Unsere Wohnung war nichts besonderes. Eine 3-Raum Altbauwohnung am Rand von Berlin im 50er Jahre Stil. Die Wohnungstür war aber besonders, sie hatte noch so einen kleinen Schlitz für Briefe, wie in den älteren amerikanischen Filmen. Heute blieb sie allerdings unbenutzt, da der Vermieter unten hat normale Neubaubriefkästen anbauen lassen. Das letzte Mal wurde er von Bunny und mir benutzt, als wir noch klein waren und damit Zettel hin und her geschickt haben (nur sie vom Flur zu mir oder umgekehrt) oder sowas. Außerdem war die Tür groß und so schön verschnörkelt.

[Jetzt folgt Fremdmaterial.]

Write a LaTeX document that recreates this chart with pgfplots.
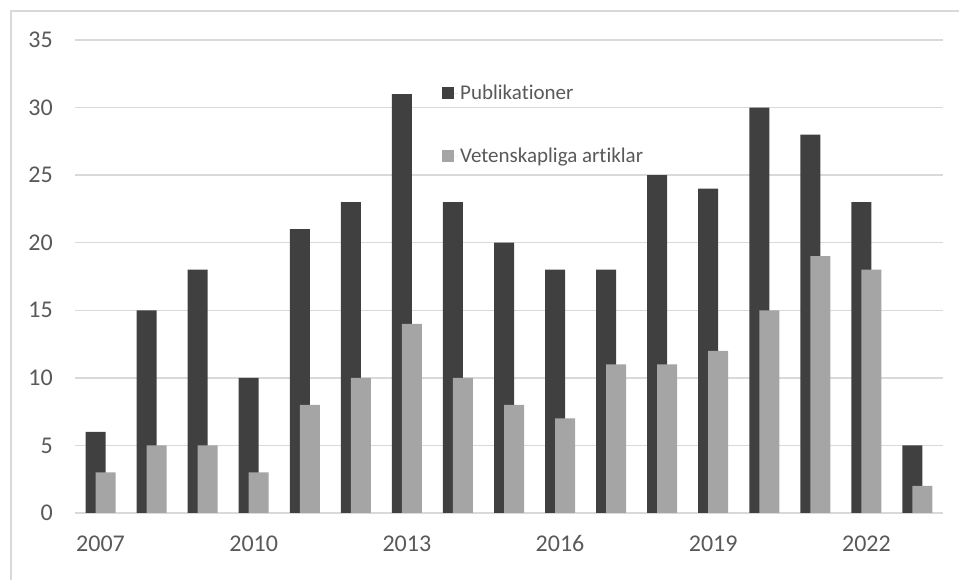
\documentclass[border=0pt]{standalone}
\usepackage{pgfplots}
\pgfplotsset{compat=1.18}
\usepackage{fontspec}
\setmainfont{Carlito}[Numbers=Lining, Ligatures={TeX,NoCommon}]
\definecolor{darkbar}{HTML}{404040}
\definecolor{lightbar}{HTML}{A5A5A5}
\definecolor{gridc}{HTML}{D9D9D9}
\definecolor{txt}{HTML}{595959}
\begin{document}
\begin{tikzpicture}
\useasboundingbox (0,0) rectangle (959bp,580bp);
\draw[gridc, line width=2bp] (11bp,0bp) -- (11bp,569bp) -- (959bp,569bp);
\begin{axis}[
  scale only axis,
  width=868bp, height=473bp,
  at={(75bp,67bp)}, anchor=south west,
  xmin=-0.5, xmax=16.5,
  ymin=0, ymax=35,
  ytick={0,5,...,35},
  xtick={0,3,6,9,12,15},
  xticklabels={2007,2010,2013,2016,2019,2022},
  ymajorgrids,
  grid style={gridc, line width=1.5bp},
  axis line style={draw=none},
  major tick length=0pt,
  /pgf/number format/assume math mode=true,
  tick label style={font=\fontsize{24bp}{28bp}\selectfont, text=txt},
  yticklabel style={inner sep=0pt, anchor=east, xshift=-22bp},
  xticklabel style={inner sep=0pt, anchor=base, yshift=-39bp},
  ybar, bar width=20bp,
  legend style={draw=none, fill=none, inner sep=0pt, at={(0.4228,0.909)}, anchor=north west,
    font=\fontsize{21bp}{24bp}\selectfont, text=txt, row sep=43bp,
    cells={anchor=west}},
  legend image code/.code={\fill[#1] (0bp,-6bp) rectangle (12bp,6bp); \path (0bp,0bp) -- (16bp,0bp);},
]
\addplot[fill=darkbar, draw=none, bar shift=-5bp] coordinates {
(0,6) (1,15) (2,18) (3,10) (4,21) (5,23) (6,31) (7,23) (8,20) (9,18) (10,18) (11,25) (12,24) (13,30) (14,28) (15,23) (16,5)};
\addplot[fill=lightbar, draw=none, bar shift=5bp] coordinates {
(0,3) (1,5) (2,5) (3,3) (4,8) (5,10) (6,14) (7,10) (8,8) (9,7) (10,11) (11,11) (12,12) (13,15) (14,19) (15,18) (16,2)};
\legend{Publikationer, Vetenskapliga artiklar}
\end{axis}
\end{tikzpicture}
\end{document}
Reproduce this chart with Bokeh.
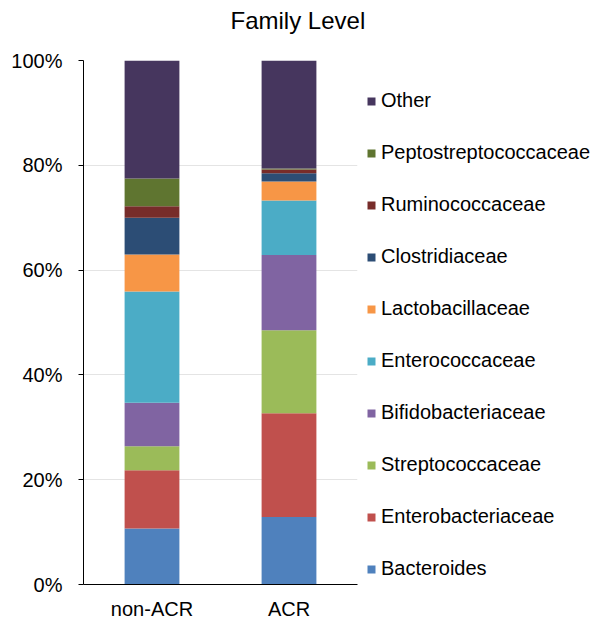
from bokeh.plotting import figure
from bokeh.models import Legend, LegendItem, ColumnDataSource, FixedTicker, PrintfTickFormatter, Range1d, Title
from bokeh.embed import file_html
from bokeh.resources import INLINE

groups = ["non-ACR", "ACR"]
families = ["Bacteroides", "Enterobacteriaceae", "Streptococcaceae", "Bifidobacteriaceae",
            "Enterococcaceae", "Lactobacillaceae", "Clostridiaceae", "Ruminococcaceae",
            "Peptostreptococcaceae", "Other"]
bacteroides = [10.7, 12.9]
enterobacteriaceae = [11.1, 19.8]
streptococcaceae = [4.6, 15.8]
bifidobacteriaceae = [8.3, 14.4]
enterococcaceae = [21.2, 10.4]
lactobacillaceae = [7.1, 3.6]
clostridiaceae = [7.0, 1.6]
ruminococcaceae = [2.2, 0.7]
peptostreptococcaceae = [5.3, 0.2]
other = [22.5, 20.6]
yticks = [0, 20, 40, 60, 80, 100]
title_text = "Family Level"

colors = ["#4F81BD", "#C0504D", "#9BBB59", "#8064A2", "#4BACC6", "#F79646",
          "#2C4D75", "#772C2A", "#5F7530", "#46365E"]

data = dict(group=groups, Bacteroides=bacteroides, Enterobacteriaceae=enterobacteriaceae,
            Streptococcaceae=streptococcaceae, Bifidobacteriaceae=bifidobacteriaceae,
            Enterococcaceae=enterococcaceae, Lactobacillaceae=lactobacillaceae,
            Clostridiaceae=clostridiaceae, Ruminococcaceae=ruminococcaceae,
            Peptostreptococcaceae=peptostreptococcaceae, Other=other)
source = ColumnDataSource(data)

FONT = "Liberation Sans"

p = figure(x_range=groups, y_range=Range1d(0, 100), frame_width=274, frame_height=524,
           min_border_left=83, min_border_right=243, min_border_top=60, min_border_bottom=42,
           output_backend="svg", toolbar_location=None)
p.x_range.range_padding = 0
p.x_range.factor_padding = 0

renderers = p.vbar_stack(families, x="group", width=0.4, color=colors, source=source, line_width=0)

spacer = Title(text=" ", text_font_size="1px", standoff=20)
p.add_layout(spacer, "above")
main_title = Title(text=title_text, text_font=FONT, text_font_size="24px", text_font_style="normal",
                   text_color="#000000", align="left", offset=147, standoff=8)
p.add_layout(main_title, "above")

p.outline_line_color = None
p.xgrid.grid_line_color = None
p.ygrid.grid_line_color = "#E4E4E4"
p.ygrid.ticker = FixedTicker(ticks=yticks)

p.yaxis.ticker = FixedTicker(ticks=yticks)
p.yaxis.formatter = PrintfTickFormatter(format="%d%%")
p.yaxis.minor_tick_line_color = None
p.yaxis.major_tick_in = 0
p.yaxis.major_tick_out = 5
p.yaxis.major_label_standoff = 16
p.yaxis.axis_line_color = "#000000"
p.yaxis.major_tick_line_color = "#000000"

p.xaxis.major_tick_line_color = None
p.xaxis.minor_tick_line_color = None
p.xaxis.major_label_standoff = 7
p.xaxis.axis_line_color = "#000000"

for ax in (p.xaxis, p.yaxis):
    ax.major_label_text_font = FONT
    ax.major_label_text_font_size = "20px"
    ax.major_label_text_color = "#000000"

items = [LegendItem(label=f, renderers=[r]) for f, r in zip(families, renderers)][::-1]
legend = Legend(items=items, location=(9, 4), margin=0, padding=0,
                glyph_width=10, glyph_height=10, label_height=22, spacing=29,
                label_standoff=5, border_line_color=None, background_fill_alpha=0,
                label_text_font=FONT, label_text_font_size="20px", label_text_color="#000000")
p.add_layout(legend, "right")

open("out.html", "w").write(file_html(p, INLINE))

Als erstes kam man in einen langen Flur, der um die Ecke ging. Rechts stand die Garderobe und links ein alter Schrank für unsere Schuhe (mein früherer Lieblingsort zum verstecken). Dahinter kam links die Tür zur Küche, dahinter um die Ecke mein Zimmer und eine Besenkammer und rechts waren Badezimmer, Schlafzimmer und Wohnzimmer. Das Badezimmer war fast größer als die Küche, weil meine Mutter darauf bestand eine Badewanne und eine Dusche zu haben, was sie in meinen Augen zur schlausten Frau der Welt machte.

Ich lief schnell rüber ins Wohnzimmer und zog das Sofa aus und legte ein paar Decken und Kissen hin, zündete Duftkerzen an und suchte unsere Karte für Luigi's Pizzeria, für den Fall, dass Bunny doch mal eine andere Sorte, als Hawaii haben wollte.